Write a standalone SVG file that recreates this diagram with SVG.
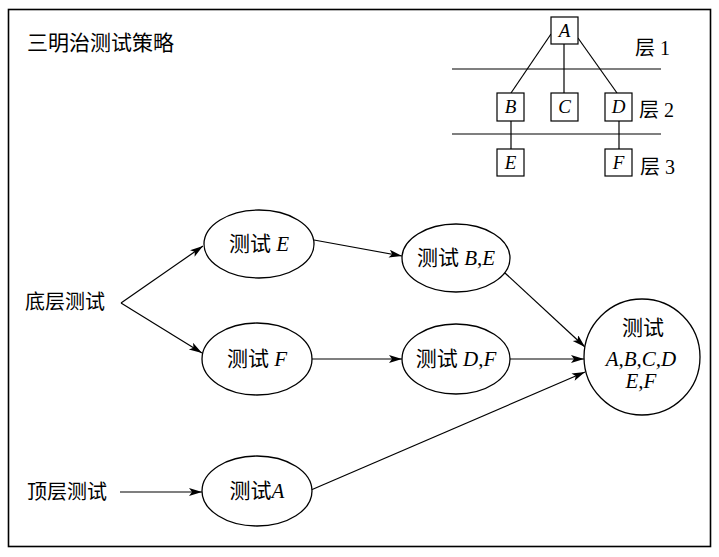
<svg xmlns="http://www.w3.org/2000/svg" width="719" height="557" viewBox="0 0 719 557">
<defs>
<marker id="arr" markerUnits="userSpaceOnUse" markerWidth="14" markerHeight="10" refX="13" refY="4" orient="auto">
<path d="M0,0 L13,4 L0,8 L3,4 z" fill="#000"/>
</marker>
<style>
.t{font-family:"Liberation Serif","Noto Sans CJK SC",serif;font-size:21px;fill:#000}
.s{font-size:19px}
.i{font-style:italic}
.n{fill:#fff;stroke:#000;stroke-width:1.3}
.b{fill:#fff;stroke:#000;stroke-width:1.2}
.l{stroke:#000;stroke-width:1.2;fill:none}
.c{stroke:#000;stroke-width:1.2;fill:none;marker-end:url(#arr)}
</style>
</defs>
<rect x="0" y="0" width="719" height="557" fill="#fff"/>
<rect x="8.5" y="9.5" width="702" height="537" fill="none" stroke="#000" stroke-width="1.6"/>
<text class="t" x="27" y="50">三明治测试策略</text>

<g id="hierarchy">
<line class="l" x1="452" y1="69" x2="661" y2="69"/>
<line class="l" x1="452" y1="134" x2="661" y2="134"/>
<line class="l" x1="551" y1="34" x2="511" y2="93"/>
<line class="l" x1="564" y1="44" x2="564" y2="93"/>
<line class="l" x1="578" y1="38" x2="617" y2="93"/>
<line class="l" x1="511" y1="121" x2="511" y2="149"/>
<line class="l" x1="619" y1="121" x2="619" y2="149"/>
<g id="boxA"><rect class="b" x="551" y="17" width="27" height="27"/><text class="t s i" x="564.5" y="37" text-anchor="middle">A</text></g>
<g id="boxB"><rect class="b" x="497" y="93" width="27" height="28"/><text class="t s i" x="510.5" y="113" text-anchor="middle">B</text></g>
<g id="boxC"><rect class="b" x="551" y="93" width="27" height="28"/><text class="t s i" x="564.5" y="113" text-anchor="middle">C</text></g>
<g id="boxD"><rect class="b" x="605" y="93" width="27" height="28"/><text class="t s i" x="618.5" y="113" text-anchor="middle">D</text></g>
<g id="boxE"><rect class="b" x="497" y="149" width="27" height="27"/><text class="t s i" x="510.5" y="169" text-anchor="middle">E</text></g>
<g id="boxF"><rect class="b" x="605" y="149" width="27" height="27"/><text class="t s i" x="618.5" y="169" text-anchor="middle">F</text></g>
<text class="t" x="635" y="55" style="font-size:20px">层 1</text>
<text class="t" x="639" y="117" style="font-size:20px">层 2</text>
<text class="t" x="640" y="174" style="font-size:20px">层 3</text>
</g>

<g id="connectors">
<line class="c" x1="121" y1="303" x2="203" y2="246"/>
<line class="c" x1="121" y1="303" x2="202" y2="353"/>
<line class="c" x1="314" y1="240" x2="402" y2="256"/>
<line class="c" x1="312" y1="359" x2="402" y2="359"/>
<line class="c" x1="120" y1="492" x2="202" y2="492"/>
<line class="c" x1="505" y1="273" x2="585" y2="347"/>
<line class="c" x1="510" y1="359" x2="584" y2="359"/>
<line class="c" x1="311" y1="490" x2="585" y2="372"/>
</g>

<g id="bottom"><text class="t" x="25" y="309" style="font-size:20px">底层测试</text></g>
<g id="top"><text class="t" x="27" y="499" style="font-size:20px">顶层测试</text></g>

<g id="testE"><ellipse class="n" cx="259" cy="244" rx="55" ry="34"/><text class="t" x="259" y="251" text-anchor="middle">测试 <tspan class="i">E</tspan></text></g>
<g id="testBE"><ellipse class="n" cx="456" cy="258" rx="54" ry="34"/><text class="t" x="456" y="265" text-anchor="middle">测试 <tspan class="i">B</tspan>,<tspan class="i">E</tspan></text></g>
<g id="testF"><ellipse class="n" cx="257" cy="359" rx="55" ry="36"/><text class="t" x="257" y="366" text-anchor="middle">测试 <tspan class="i">F</tspan></text></g>
<g id="testDF"><ellipse class="n" cx="456" cy="359" rx="54" ry="35"/><text class="t" x="456" y="366" text-anchor="middle">测试 <tspan class="i">D</tspan>,<tspan class="i">F</tspan></text></g>
<g id="testA"><ellipse class="n" cx="257" cy="491" rx="55" ry="35"/><text class="t" x="257" y="498" text-anchor="middle">测试<tspan class="i">A</tspan></text></g>
<g id="testAll"><circle class="n" cx="642" cy="357" r="58"/>
<text class="t" x="643" y="335" text-anchor="middle">测试</text>
<text class="t i" x="641" y="366" text-anchor="middle">A,B,C,D</text>
<text class="t i" x="641" y="388" text-anchor="middle">E,F</text>
</g>
</svg>
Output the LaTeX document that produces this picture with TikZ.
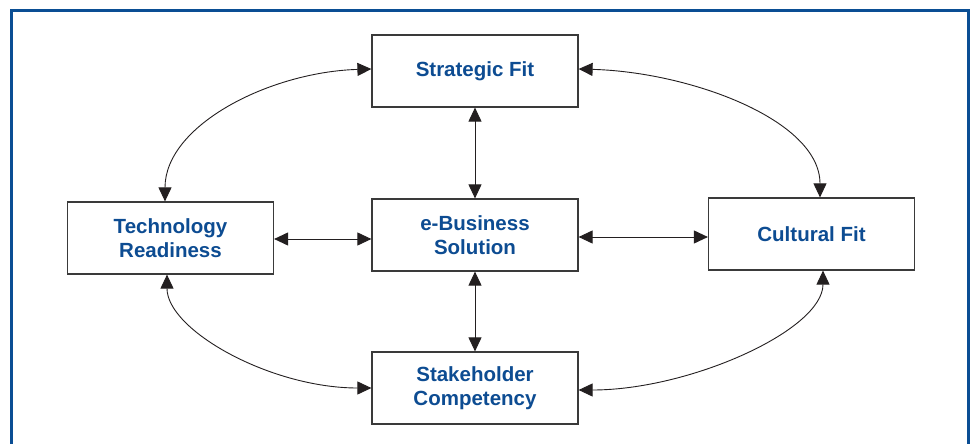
\documentclass[tikz,border=0pt]{standalone}
\usepackage{fontspec}
\setmainfont{Liberation Sans}
\usetikzlibrary{arrows.meta}
\definecolor{frameblue}{HTML}{0A4E94}
\definecolor{textblue}{HTML}{0D4C92}
\definecolor{boxline}{HTML}{3A3A3A}
\definecolor{arrowcol}{HTML}{231F20}
\tikzset{
  box/.style={draw=boxline, line width=1.2pt, fill=white, rectangle, minimum width=206pt, minimum height=72pt, inner sep=0pt, align=center, text=textblue, font=\fontsize{20.5}{24}\selectfont\bfseries},
  tip/.tip={Triangle[length=14pt,width=13pt]},
  conn/.style={draw=arrowcol, line width=0.9pt, {tip}-{tip}}
}
\begin{document}
\begin{tikzpicture}[x=1pt,y=-1pt]
\useasboundingbox (0,0) rectangle (970,444);
\begin{scope}
\clip (0,0) rectangle (970,444);
\draw[frameblue, line width=3pt] (11.5,10.5) rectangle (968.5,470);
\end{scope}
\node[box] (sf) at (475,71) {Strategic Fit};
\node[box] (tr) at (170.5,238) {Technology\\Readiness};
\node[box] (eb) at (475,235) {e-Business\\Solution};
\node[box] (cf) at (811.5,234) {Cultural Fit};
\node[box] (sc) at (475,388) {Stakeholder\\Competency};
% straight connectors
\draw[conn] (sf.south) -- (eb.north);
\draw[conn] (eb.south) -- (sc.north);
\draw[conn] (tr.east |- 0,239) -- (eb.west |- 0,239);
\draw[conn] (eb.east |- 0,237) -- (cf.west |- 0,237);
% curved connectors
\coordinate (sfw) at (sf.west |- 0,69);
\coordinate (sfe) at (sf.east |- 0,69);
\coordinate (trn) at (tr.north -| 165,0);
\coordinate (trs) at (tr.south -| 167,0);
\coordinate (cfn) at (cf.north -| 820,0);
\coordinate (cfs) at (cf.south -| 823,0);
\coordinate (scw) at (sc.west |- 0,388);
\coordinate (sce) at (sc.east |- 0,390);
\draw[conn] (sfw) .. controls (270,72) and (165,125) .. (trn);
\draw[conn] (sfe) .. controls (690,72) and (820,120) .. (cfn);
\draw[conn] (trs) .. controls (167,330) and (270,388) .. (scw);
\draw[conn] (cfs) .. controls (823,330) and (690,390) .. (sce);
\end{tikzpicture}
\end{document}
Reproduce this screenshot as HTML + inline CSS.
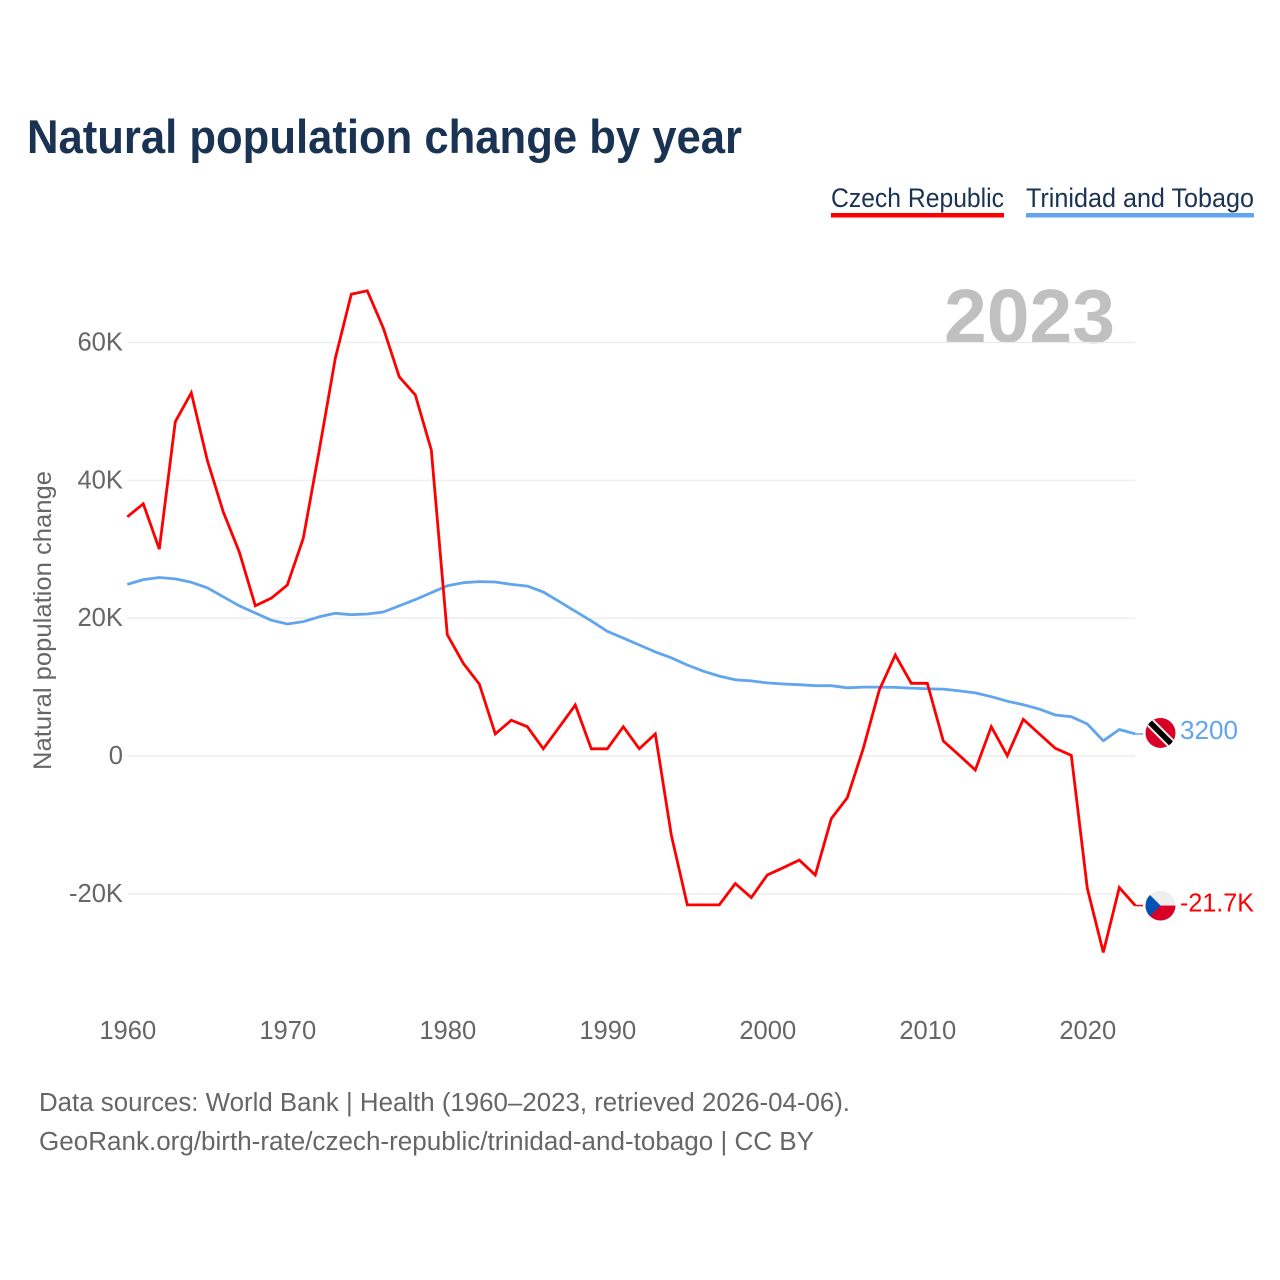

•••

● **INSTRUCTIONS TO FOLLOW**:
Pictures are to be left out; repeat all the remaining data exactly.

● **WRITTEN SOLUTION**:
Write a standalone SVG file that recreates this diagram with SVG.
<svg xmlns="http://www.w3.org/2000/svg" width="719" height="557" viewBox="0 0 719 557">
<defs>
<marker id="arr" markerUnits="userSpaceOnUse" markerWidth="14" markerHeight="10" refX="13" refY="4" orient="auto">
<path d="M0,0 L13,4 L0,8 L3,4 z" fill="#000"/>
</marker>
<style>
.t{font-family:"Liberation Serif","Noto Sans CJK SC",serif;font-size:21px;fill:#000}
.s{font-size:19px}
.i{font-style:italic}
.n{fill:#fff;stroke:#000;stroke-width:1.3}
.b{fill:#fff;stroke:#000;stroke-width:1.2}
.l{stroke:#000;stroke-width:1.2;fill:none}
.c{stroke:#000;stroke-width:1.2;fill:none;marker-end:url(#arr)}
</style>
</defs>
<rect x="0" y="0" width="719" height="557" fill="#fff"/>
<rect x="8.5" y="9.5" width="702" height="537" fill="none" stroke="#000" stroke-width="1.6"/>
<text class="t" x="27" y="50">三明治测试策略</text>

<g id="hierarchy">
<line class="l" x1="452" y1="69" x2="661" y2="69"/>
<line class="l" x1="452" y1="134" x2="661" y2="134"/>
<line class="l" x1="551" y1="34" x2="511" y2="93"/>
<line class="l" x1="564" y1="44" x2="564" y2="93"/>
<line class="l" x1="578" y1="38" x2="617" y2="93"/>
<line class="l" x1="511" y1="121" x2="511" y2="149"/>
<line class="l" x1="619" y1="121" x2="619" y2="149"/>
<g id="boxA"><rect class="b" x="551" y="17" width="27" height="27"/><text class="t s i" x="564.5" y="37" text-anchor="middle">A</text></g>
<g id="boxB"><rect class="b" x="497" y="93" width="27" height="28"/><text class="t s i" x="510.5" y="113" text-anchor="middle">B</text></g>
<g id="boxC"><rect class="b" x="551" y="93" width="27" height="28"/><text class="t s i" x="564.5" y="113" text-anchor="middle">C</text></g>
<g id="boxD"><rect class="b" x="605" y="93" width="27" height="28"/><text class="t s i" x="618.5" y="113" text-anchor="middle">D</text></g>
<g id="boxE"><rect class="b" x="497" y="149" width="27" height="27"/><text class="t s i" x="510.5" y="169" text-anchor="middle">E</text></g>
<g id="boxF"><rect class="b" x="605" y="149" width="27" height="27"/><text class="t s i" x="618.5" y="169" text-anchor="middle">F</text></g>
<text class="t" x="635" y="55" style="font-size:20px">层 1</text>
<text class="t" x="639" y="117" style="font-size:20px">层 2</text>
<text class="t" x="640" y="174" style="font-size:20px">层 3</text>
</g>

<g id="connectors">
<line class="c" x1="121" y1="303" x2="203" y2="246"/>
<line class="c" x1="121" y1="303" x2="202" y2="353"/>
<line class="c" x1="314" y1="240" x2="402" y2="256"/>
<line class="c" x1="312" y1="359" x2="402" y2="359"/>
<line class="c" x1="120" y1="492" x2="202" y2="492"/>
<line class="c" x1="505" y1="273" x2="585" y2="347"/>
<line class="c" x1="510" y1="359" x2="584" y2="359"/>
<line class="c" x1="311" y1="490" x2="585" y2="372"/>
</g>

<g id="bottom"><text class="t" x="25" y="309" style="font-size:20px">底层测试</text></g>
<g id="top"><text class="t" x="27" y="499" style="font-size:20px">顶层测试</text></g>

<g id="testE"><ellipse class="n" cx="259" cy="244" rx="55" ry="34"/><text class="t" x="259" y="251" text-anchor="middle">测试 <tspan class="i">E</tspan></text></g>
<g id="testBE"><ellipse class="n" cx="456" cy="258" rx="54" ry="34"/><text class="t" x="456" y="265" text-anchor="middle">测试 <tspan class="i">B</tspan>,<tspan class="i">E</tspan></text></g>
<g id="testF"><ellipse class="n" cx="257" cy="359" rx="55" ry="36"/><text class="t" x="257" y="366" text-anchor="middle">测试 <tspan class="i">F</tspan></text></g>
<g id="testDF"><ellipse class="n" cx="456" cy="359" rx="54" ry="35"/><text class="t" x="456" y="366" text-anchor="middle">测试 <tspan class="i">D</tspan>,<tspan class="i">F</tspan></text></g>
<g id="testA"><ellipse class="n" cx="257" cy="491" rx="55" ry="35"/><text class="t" x="257" y="498" text-anchor="middle">测试<tspan class="i">A</tspan></text></g>
<g id="testAll"><circle class="n" cx="642" cy="357" r="58"/>
<text class="t" x="643" y="335" text-anchor="middle">测试</text>
<text class="t i" x="641" y="366" text-anchor="middle">A,B,C,D</text>
<text class="t i" x="641" y="388" text-anchor="middle">E,F</text>
</g>
</svg>
Output the LaTeX document that produces this picture with TikZ.
\documentclass[tikz,border=0pt]{standalone}
\usepackage{fontspec}
\setmainfont{Liberation Sans}
\usetikzlibrary{arrows.meta}
\definecolor{frameblue}{HTML}{0A4E94}
\definecolor{textblue}{HTML}{0D4C92}
\definecolor{boxline}{HTML}{3A3A3A}
\definecolor{arrowcol}{HTML}{231F20}
\tikzset{
  box/.style={draw=boxline, line width=1.2pt, fill=white, rectangle, minimum width=206pt, minimum height=72pt, inner sep=0pt, align=center, text=textblue, font=\fontsize{20.5}{24}\selectfont\bfseries},
  tip/.tip={Triangle[length=14pt,width=13pt]},
  conn/.style={draw=arrowcol, line width=0.9pt, {tip}-{tip}}
}
\begin{document}
\begin{tikzpicture}[x=1pt,y=-1pt]
\useasboundingbox (0,0) rectangle (970,444);
\begin{scope}
\clip (0,0) rectangle (970,444);
\draw[frameblue, line width=3pt] (11.5,10.5) rectangle (968.5,470);
\end{scope}
\node[box] (sf) at (475,71) {Strategic Fit};
\node[box] (tr) at (170.5,238) {Technology\\Readiness};
\node[box] (eb) at (475,235) {e-Business\\Solution};
\node[box] (cf) at (811.5,234) {Cultural Fit};
\node[box] (sc) at (475,388) {Stakeholder\\Competency};
% straight connectors
\draw[conn] (sf.south) -- (eb.north);
\draw[conn] (eb.south) -- (sc.north);
\draw[conn] (tr.east |- 0,239) -- (eb.west |- 0,239);
\draw[conn] (eb.east |- 0,237) -- (cf.west |- 0,237);
% curved connectors
\coordinate (sfw) at (sf.west |- 0,69);
\coordinate (sfe) at (sf.east |- 0,69);
\coordinate (trn) at (tr.north -| 165,0);
\coordinate (trs) at (tr.south -| 167,0);
\coordinate (cfn) at (cf.north -| 820,0);
\coordinate (cfs) at (cf.south -| 823,0);
\coordinate (scw) at (sc.west |- 0,388);
\coordinate (sce) at (sc.east |- 0,390);
\draw[conn] (sfw) .. controls (270,72) and (165,125) .. (trn);
\draw[conn] (sfe) .. controls (690,72) and (820,120) .. (cfn);
\draw[conn] (trs) .. controls (167,330) and (270,388) .. (scw);
\draw[conn] (cfs) .. controls (823,330) and (690,390) .. (sce);
\end{tikzpicture}
\end{document}
Reproduce this screenshot as HTML + inline CSS.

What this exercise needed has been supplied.